Search code examples
sql-serverapache-superset

Compute percentile as a metric in Apache Superset with SQL Server backend


Similar to Superset Computing 90th percentile response time, except with a SQL Server data source. SQL Server has a different syntax for its percentile functions where the variable is not specified in the main function call and I can't figure out how to input it as a Superset metric.

I have Type as a Dimension in my Superset chart. I put AVG([Time]) as a metric, I get that value for each Type row. Great. Now to do 90th percentile.

For 90th percentile, I try

PERCENTILE_CONT(0.9) WITHIN GROUP (ORDER BY [Time]) OVER (PARTITION BY [Type])

That errors with

"Column 'dbo.vw_Fire_Dashboard.Time' is invalid in the select list because it is not contained in either an aggregate function or the GROUP BY clause

I've tried removing the OVER ... at the end as I did to adapt other metrics to Superset, but then it complains that

'PERCENTILE_CONT' must have an OVER clause.


Solution

  • This can't be done with a Superset metric with SQL Server. But you can do it with Jinja templating. Here the dashboard user can select filter values of Alarm Date and Status and they'll be passed into the SQL query before the 90th percentile is calculated.

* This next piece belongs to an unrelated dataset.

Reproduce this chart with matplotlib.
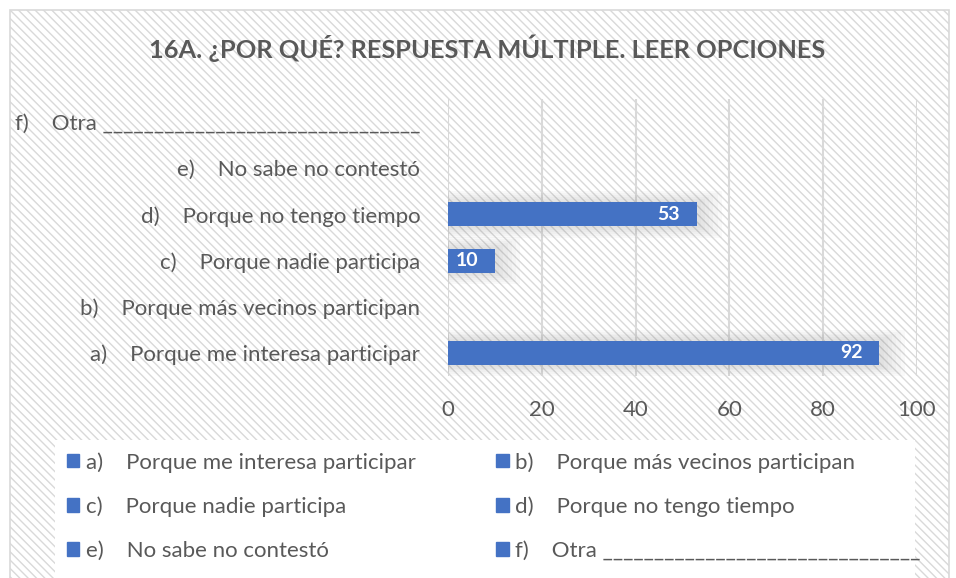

    Enable the Jinja templating feature flag, then create a virtual dataset from SQL Lab. Save it and then edit it to look like this:

    SELECT DISTINCT
    [Incident Grouping],
    PERCENTILE_CONT(0.9) WITHIN GROUP (ORDER BY [Time (Minutes)]) OVER (PARTITION BY [Incident Grouping]) AS [90th Percentile]
    FROM [database_name].[dbo].[table_name
    WHERE 1 = 1
    AND [Alarm Date] > '{{ from_dttm }}' AND [Alarm Date] < '{{ to_dttm }}'
    AND [Status] in {{ filter_values('Status')|where_in }}
    

    Incident Grouping is the variable I want to group by and I have dashboard native filters on my Superset dashboard that control the Alarm Date and Status variables in my table.

    It's fussy to create and edit. This chart won't load in edit mode because of the Jinja, it's only visible in dashboard mode. And to sync the columns or change their name after the AS I have to remove the DISTINCT and the Jinja filter lines . That's why I have the WHERE 1 = 1, so I can comment out those filter lines, sync the columns, and then uncomment them.